Самая маленькая тень стояла прямо передо мной; в отличие от остальных, она почти не отступила. Я всматривался в эту тень и наклонился, чтобы развеять ее. Она не сдвинулась, а просто стояла, немного согнувшись, словно бо́льшая часть веса приходилась на одну сторону, а рука лежала на бедре. Надо быть осторожным, потому что маленькие тени могут быть такими же сильными, как и большие. На самом деле мне было все равно, насколько они большие и сколько их, потому что я не собирался отдавать свою песню. Маленькая тень все еще не двигалась, и я как раз решил наступить на нее, когда она заговорила резким, неприятным, но до странности знакомым голосом:
– Охрененный прикид.
Позже, когда я повернул голову и увидел, что Генри смотрит на меня полузакрытыми глазами, пока скорая помощь медленно пробиралась через сугробы, накопившиеся за вечер и ночь, я спросил, не глупо ли было так долго петь со всеми этими внутренними повреждениями.
– Петь? – сонно переспросил Генри.
13
– Что значит «ты сам себя отпустил»?
– Я несколько раз нажал на звонок, но никто не пришел, – ответил я, стараясь выглядеть серьезно, но в моей одежде это было нелегко.
– И ты просто уехал? – Мы стояли и смотрели друг на друга. – Мне звонят и хотят знать, где ты!
Руби была права, и да, я действительно поступил безответственно. Я переложил несколько бумажек на столе и напустил важный вид.
– Ну так скажи, что я здесь.
– Сам скажи. И объясни своему врачу, почему он не может найти тебя в больнице.
Я уставился на мигающий красный огонек; надо бы сменить этот цвет. Было еще рано, и на востоке небо начинало желтеть. Завершающаяся буря приближалась к Паудер, но небо оставалось в основном серым. Мне сказали, что буря закончилась, но она словно преследовала меня. Я ненадолго замер, не позволяя боли в пальцах и ухе взять надо мной верх. Люциан тихо посмеивался про себя в коридоре. Смена караула. Я плохо рассчитал время; надо было приехать раньше, и тогда я бы все сделал и уехал до того, как Руби пришла на дежурство.
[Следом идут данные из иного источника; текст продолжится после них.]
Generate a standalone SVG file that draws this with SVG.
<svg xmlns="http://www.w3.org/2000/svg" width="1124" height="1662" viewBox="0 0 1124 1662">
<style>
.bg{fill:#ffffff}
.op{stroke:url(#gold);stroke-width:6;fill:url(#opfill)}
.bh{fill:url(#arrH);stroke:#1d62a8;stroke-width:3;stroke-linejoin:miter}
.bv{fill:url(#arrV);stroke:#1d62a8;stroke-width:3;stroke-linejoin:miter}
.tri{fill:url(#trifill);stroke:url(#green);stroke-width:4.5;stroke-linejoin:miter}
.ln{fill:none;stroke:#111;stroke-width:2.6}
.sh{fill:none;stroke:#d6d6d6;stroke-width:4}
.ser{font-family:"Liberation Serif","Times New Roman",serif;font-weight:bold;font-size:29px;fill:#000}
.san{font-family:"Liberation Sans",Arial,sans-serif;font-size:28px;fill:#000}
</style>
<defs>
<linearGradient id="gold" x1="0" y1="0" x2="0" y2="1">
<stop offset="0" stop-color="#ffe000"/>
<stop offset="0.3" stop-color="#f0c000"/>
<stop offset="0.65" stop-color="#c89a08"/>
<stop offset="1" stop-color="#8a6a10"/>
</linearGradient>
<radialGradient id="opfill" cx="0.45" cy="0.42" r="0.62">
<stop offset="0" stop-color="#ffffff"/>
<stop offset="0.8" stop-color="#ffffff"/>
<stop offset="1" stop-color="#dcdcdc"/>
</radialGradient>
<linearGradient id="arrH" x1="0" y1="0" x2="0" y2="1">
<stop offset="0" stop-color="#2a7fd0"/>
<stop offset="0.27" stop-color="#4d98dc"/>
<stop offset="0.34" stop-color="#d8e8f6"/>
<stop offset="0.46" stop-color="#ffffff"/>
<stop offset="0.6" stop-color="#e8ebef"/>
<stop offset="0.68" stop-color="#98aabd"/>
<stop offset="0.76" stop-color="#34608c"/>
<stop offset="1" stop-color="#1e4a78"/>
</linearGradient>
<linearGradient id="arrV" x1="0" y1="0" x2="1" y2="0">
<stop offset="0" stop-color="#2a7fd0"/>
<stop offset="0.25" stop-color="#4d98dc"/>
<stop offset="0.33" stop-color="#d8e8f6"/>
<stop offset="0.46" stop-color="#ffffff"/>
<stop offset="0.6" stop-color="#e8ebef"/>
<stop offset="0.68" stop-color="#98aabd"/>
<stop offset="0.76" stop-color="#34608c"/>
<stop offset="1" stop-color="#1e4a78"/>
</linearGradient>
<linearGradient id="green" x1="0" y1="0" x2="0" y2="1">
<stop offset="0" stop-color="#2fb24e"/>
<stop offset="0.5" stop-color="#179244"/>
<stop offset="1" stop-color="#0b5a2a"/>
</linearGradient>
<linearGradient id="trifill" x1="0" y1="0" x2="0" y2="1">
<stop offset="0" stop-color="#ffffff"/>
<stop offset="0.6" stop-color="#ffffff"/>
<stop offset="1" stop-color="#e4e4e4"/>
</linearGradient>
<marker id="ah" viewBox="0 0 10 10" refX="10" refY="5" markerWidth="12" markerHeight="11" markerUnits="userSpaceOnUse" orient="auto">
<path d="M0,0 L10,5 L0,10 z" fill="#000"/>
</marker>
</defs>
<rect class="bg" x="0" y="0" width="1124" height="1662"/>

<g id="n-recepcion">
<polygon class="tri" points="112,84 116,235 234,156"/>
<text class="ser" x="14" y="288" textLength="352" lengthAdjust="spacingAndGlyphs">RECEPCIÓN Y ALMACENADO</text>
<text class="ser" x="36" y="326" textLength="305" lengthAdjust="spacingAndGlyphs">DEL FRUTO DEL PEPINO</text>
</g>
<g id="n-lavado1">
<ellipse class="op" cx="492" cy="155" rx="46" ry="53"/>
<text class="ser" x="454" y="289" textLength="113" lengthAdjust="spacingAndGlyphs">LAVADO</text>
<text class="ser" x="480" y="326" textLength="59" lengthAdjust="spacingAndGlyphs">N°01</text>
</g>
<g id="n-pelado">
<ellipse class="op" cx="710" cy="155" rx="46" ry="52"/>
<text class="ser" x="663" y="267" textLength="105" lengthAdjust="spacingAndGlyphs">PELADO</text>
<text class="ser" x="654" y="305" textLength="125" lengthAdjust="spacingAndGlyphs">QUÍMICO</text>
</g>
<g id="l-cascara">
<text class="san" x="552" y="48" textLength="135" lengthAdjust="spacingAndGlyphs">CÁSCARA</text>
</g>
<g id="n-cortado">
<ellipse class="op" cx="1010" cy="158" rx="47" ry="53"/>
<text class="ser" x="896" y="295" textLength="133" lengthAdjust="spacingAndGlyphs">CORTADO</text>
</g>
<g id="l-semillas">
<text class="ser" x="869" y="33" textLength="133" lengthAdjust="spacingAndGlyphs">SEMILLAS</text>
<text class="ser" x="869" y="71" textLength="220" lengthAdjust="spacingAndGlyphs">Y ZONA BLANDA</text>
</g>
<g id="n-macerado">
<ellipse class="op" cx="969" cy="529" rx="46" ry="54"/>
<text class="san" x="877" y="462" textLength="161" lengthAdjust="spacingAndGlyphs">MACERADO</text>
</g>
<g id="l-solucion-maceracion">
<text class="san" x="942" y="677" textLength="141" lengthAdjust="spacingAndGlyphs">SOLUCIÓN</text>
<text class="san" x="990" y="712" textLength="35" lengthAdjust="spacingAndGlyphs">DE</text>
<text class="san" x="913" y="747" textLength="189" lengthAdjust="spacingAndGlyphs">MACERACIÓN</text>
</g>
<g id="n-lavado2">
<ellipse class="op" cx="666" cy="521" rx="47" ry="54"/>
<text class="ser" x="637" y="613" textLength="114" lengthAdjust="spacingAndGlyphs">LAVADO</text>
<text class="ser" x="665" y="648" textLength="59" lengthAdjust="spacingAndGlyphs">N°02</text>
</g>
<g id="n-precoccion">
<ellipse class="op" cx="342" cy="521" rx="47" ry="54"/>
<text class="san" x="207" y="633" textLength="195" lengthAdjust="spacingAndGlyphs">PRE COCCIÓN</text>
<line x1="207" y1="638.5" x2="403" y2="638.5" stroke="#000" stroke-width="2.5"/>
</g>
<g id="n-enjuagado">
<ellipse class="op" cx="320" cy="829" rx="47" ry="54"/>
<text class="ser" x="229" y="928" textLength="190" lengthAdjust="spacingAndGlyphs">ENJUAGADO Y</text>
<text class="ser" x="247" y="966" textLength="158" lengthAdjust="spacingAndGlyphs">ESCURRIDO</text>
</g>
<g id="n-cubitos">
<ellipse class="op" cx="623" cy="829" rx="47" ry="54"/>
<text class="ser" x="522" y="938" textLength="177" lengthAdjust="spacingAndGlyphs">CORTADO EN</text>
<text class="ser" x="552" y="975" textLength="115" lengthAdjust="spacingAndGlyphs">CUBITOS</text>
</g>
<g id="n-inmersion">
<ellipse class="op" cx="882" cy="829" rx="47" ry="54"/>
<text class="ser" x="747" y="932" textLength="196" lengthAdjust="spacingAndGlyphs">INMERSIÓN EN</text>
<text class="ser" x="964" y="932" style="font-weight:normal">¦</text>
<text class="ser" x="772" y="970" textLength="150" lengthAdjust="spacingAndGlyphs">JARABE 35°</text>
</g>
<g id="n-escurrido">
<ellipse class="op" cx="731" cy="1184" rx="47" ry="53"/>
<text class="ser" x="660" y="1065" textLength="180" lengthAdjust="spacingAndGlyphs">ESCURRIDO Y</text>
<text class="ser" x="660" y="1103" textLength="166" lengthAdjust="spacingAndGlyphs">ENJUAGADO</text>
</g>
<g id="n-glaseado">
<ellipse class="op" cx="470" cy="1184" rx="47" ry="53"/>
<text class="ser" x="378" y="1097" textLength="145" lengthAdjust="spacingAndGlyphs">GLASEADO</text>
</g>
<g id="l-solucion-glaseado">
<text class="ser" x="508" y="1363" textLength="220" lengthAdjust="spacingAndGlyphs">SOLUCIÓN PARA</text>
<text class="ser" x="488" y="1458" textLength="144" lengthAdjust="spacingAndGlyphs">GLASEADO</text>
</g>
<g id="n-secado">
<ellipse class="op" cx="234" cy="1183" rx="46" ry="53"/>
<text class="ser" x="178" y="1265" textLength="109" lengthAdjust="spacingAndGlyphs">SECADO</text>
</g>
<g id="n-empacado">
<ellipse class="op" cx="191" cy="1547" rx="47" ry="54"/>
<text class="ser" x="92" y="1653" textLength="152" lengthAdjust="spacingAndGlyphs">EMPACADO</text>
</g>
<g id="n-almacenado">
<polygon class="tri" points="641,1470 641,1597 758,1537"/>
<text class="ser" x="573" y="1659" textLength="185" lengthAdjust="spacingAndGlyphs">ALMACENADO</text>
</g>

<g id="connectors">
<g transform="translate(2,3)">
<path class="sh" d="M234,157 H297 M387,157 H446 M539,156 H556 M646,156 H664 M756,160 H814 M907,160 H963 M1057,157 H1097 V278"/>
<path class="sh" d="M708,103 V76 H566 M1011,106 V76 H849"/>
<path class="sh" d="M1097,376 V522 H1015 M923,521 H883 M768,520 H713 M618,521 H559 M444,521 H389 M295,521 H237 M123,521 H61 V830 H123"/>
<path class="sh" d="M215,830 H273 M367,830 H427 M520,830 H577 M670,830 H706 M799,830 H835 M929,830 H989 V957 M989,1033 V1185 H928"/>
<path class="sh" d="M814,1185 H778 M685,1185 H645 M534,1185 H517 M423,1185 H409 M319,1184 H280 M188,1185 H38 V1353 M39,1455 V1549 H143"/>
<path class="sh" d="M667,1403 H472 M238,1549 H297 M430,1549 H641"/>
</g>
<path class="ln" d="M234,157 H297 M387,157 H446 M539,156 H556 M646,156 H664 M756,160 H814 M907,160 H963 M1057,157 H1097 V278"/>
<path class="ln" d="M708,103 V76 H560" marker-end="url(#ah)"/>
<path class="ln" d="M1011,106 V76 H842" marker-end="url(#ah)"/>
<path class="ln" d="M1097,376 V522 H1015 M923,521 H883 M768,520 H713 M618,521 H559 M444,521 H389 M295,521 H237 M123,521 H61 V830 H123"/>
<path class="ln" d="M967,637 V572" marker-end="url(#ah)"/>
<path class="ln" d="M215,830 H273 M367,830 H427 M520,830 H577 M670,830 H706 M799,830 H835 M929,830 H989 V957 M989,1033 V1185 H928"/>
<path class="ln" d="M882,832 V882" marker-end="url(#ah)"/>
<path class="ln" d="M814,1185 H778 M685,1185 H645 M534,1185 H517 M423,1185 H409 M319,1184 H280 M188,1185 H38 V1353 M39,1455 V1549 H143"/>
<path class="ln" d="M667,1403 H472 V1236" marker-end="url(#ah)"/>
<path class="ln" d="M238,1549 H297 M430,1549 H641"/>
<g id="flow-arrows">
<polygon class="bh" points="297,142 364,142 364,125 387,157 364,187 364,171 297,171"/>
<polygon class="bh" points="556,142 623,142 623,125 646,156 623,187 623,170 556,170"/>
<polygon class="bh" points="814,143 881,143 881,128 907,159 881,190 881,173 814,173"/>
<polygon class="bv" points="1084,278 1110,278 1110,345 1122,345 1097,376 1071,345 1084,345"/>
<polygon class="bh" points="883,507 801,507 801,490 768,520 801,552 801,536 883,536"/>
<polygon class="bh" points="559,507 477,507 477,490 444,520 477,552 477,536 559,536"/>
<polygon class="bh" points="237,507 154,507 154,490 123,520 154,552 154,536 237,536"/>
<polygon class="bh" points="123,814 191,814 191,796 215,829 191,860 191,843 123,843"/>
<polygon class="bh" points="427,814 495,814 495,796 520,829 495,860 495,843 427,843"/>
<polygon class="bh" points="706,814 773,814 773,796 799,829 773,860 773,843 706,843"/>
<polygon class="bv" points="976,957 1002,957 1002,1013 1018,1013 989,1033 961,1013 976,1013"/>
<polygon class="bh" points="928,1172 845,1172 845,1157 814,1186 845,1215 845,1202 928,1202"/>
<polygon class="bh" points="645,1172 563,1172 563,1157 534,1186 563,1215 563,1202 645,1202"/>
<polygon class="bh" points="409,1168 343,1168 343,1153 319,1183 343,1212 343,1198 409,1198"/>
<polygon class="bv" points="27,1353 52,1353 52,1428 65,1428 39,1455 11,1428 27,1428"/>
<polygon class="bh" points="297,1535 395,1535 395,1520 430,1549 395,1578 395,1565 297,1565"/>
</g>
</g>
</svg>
Я проснулся очень рано и не мог снова заснуть, поэтому лежал и думал о Генри. Я нажал на кнопочку вызова ночной медсестры и подождал около пяти минут. Потом еще раз, а потом еще. Через полчаса я решил найти Медведя сам. Капельницы были самой противной неприятностью, но иголки извлеклись довольно легко, и пластыри перекрывали проколы, так что кровь не пошла. Я решил не тащить капельницу с собой, потому что она бы препятствовала моей скрытности в этой миссии. Медсестра спрятала мои вещи, но я нашел их в шкафчике рядом с ее постом, где, как я потом понял, скрываться от нее было разумнее всего. На столе стояла картонная табличка с надписью: «В СЛУЧАЕ ЧРЕЗВЫЧАЙНОЙ СИТУАЦИИ ИДИТЕ ДАЛЬШЕ В БОЛЬНИЦУ ИЛИ НАЖМИТЕ НА ЗВОНОК». Я не поддался на провокацию и не стал звонить и идти дальше.
Когда я вернулся в свою палату, чтобы переодеться, в коридоре мыл полы мужчина, который, судя по всему, был из кроу. У него был болезненный вид, как и у всех людей, которые работают по ночам; у меня раньше тоже такой был.
– Привет.
Уборщик уставился на мой халат и одежду, которую я прижимал к груди, но ничего не сказал. Он оперся на швабру и продолжал на меня смотреть.
– Ты не знаешь, где держат Генри Стоящего Медведя? – Уборщик указал ручкой швабры на комнату напротив моей: 62. Мы постояли еще немного. – Спасибо.